Only once did we exchange words, meaning he asked a question which I did not understand and to which I was unable to reply. I was playing the only quality of tennis available to a 14-year old who knows they are being watched by their object of desire: rubbish. Catching sight of him in my peripheral vision leaning up against the court- t-shirt riding high to reveal tanned torso, fingers bent around the wire- it might have been my heart being thwacked around the net.

Of course, the Summer didn’t last forever. No more frites, no more Frederique. Or Pierre, Jacques, Yves, whatever his name was- lost in all details save for visceral ones.

This Easter I visited Nice, Moutie’s home town. We met at the Galerie Lafayette department store and ate a croque monsieur together, she still smart in her double-breasted woolen suit (30 degress outside) but updated with a mobile phone, me with a pea-flinging Rufus.

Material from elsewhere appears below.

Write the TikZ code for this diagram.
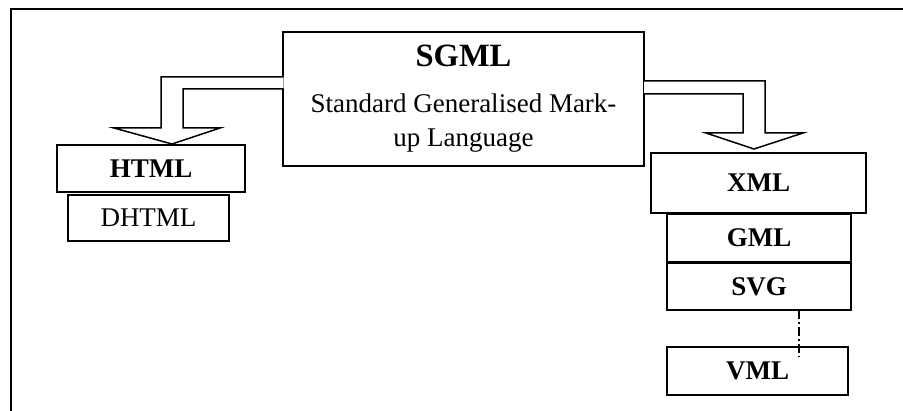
\documentclass[tikz,border=0pt]{standalone}
\usepackage{fontspec}
\setmainfont{Liberation Serif}
\usepackage{tikz}
\usetikzlibrary{positioning, calc}
\tikzstyle{langbox} = [rectangle, draw, line width=0.75pt, inner sep=0pt, font=\fontsize{27}{34}\selectfont]
\tikzstyle{boldbox} = [langbox, font=\fontsize{27}{34}\selectfont\bfseries]
\tikzstyle{blockarrow} = [draw, fill=white, line width=0.75pt, line join=miter]
\tikzstyle{linkline} = [line width=0.75pt, dash pattern=on 4.5pt off 1.5pt on 1pt off 1.5pt]

\begin{document}
\begin{tikzpicture}[x=1pt, y=-1pt, scale=0.5, transform shape]
    \useasboundingbox (0,0) rectangle (903,411);
    % Page frame
    \draw[line width=1pt] (11,411) -- (11,9) -- (903,9);

    % Root language
    \node[langbox, minimum width=361, minimum height=134, align=center] (sgml) at (463.5,99)
        {{\fontsize{32.5}{39}\selectfont\bfseries SGML}\\[12pt]Standard Generalised Mark-\\up Language};

    % Left branch
    \node[boldbox, minimum width=188, minimum height=47] (html) at (151,168.5) {HTML};
    \node[langbox, minimum width=161, minimum height=46] (dhtml) at (148.5,218) {DHTML};

    % Right branch
    \node[boldbox, minimum width=215, minimum height=60] (xml) at (758.5,183) {XML};
    \node[boldbox, minimum width=184, minimum height=48] (gml) at (759,238) {GML};
    \node[boldbox, minimum width=184, minimum height=47] (svg) at (759,286.5) {SVG};
    \node[boldbox, minimum width=181, minimum height=48] (vml) at (757.5,371) {VML};

    % Block arrows out of SGML
    \draw[blockarrow] (283.5,77) -- (161,77) -- (161,128) -- (114,128) -- (172,144)
        -- (220,128) -- (183,128) -- (183,89) -- (283.5,89);
    \draw[blockarrow] (644,81) -- (765,81) -- (765,133) -- (803,133) -- (754,149)
        -- (706,133) -- (743,133) -- (743,94) -- (644,94);

    % SVG to VML link
    \coordinate (vmlstub) at (799,357);
    \draw[linkline] (svg.south -| vmlstub) -- (vmlstub);
\end{tikzpicture}
\end{document}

As we conversed in French I can’t be 100% certain she told me she lived next door to blasphemous monks. But the following I did glean of my erstwhile holiday companions.

Oncle Robert resides in a home for Alzheimers sufferers and is 80 years old. He and his siblings were bought out of the house by Bertrand, who continues to spend Summers there with much of the clan. Anne-Do and Benedicte are both married with families (and neither to Emmanuel or stuffed rabbits). Clare is a lawyer. Etienne’s daughter, who I held in my arms as a newborn, is a nurse at Robert’s home. A photograph of the man himself, meanwhile, drew from me a gasp, revealing as it did the unlikelihood of his going home empty-handed in a paedophile pageant.

It was surreal to reminisce about days separated by two decades. I was moved by our re-connection, her eagerness to hear my news. Her years have been filled with births, marriages and death at a steady pace, all of which she has survived with a mixture of gratitude and stoicism.

Little could she imagine the stirrings she once facilitated in the heart of her teen protege nor the slight disappointment now nagging the adult counterpart: Moutie said not a word of my leisure-site love.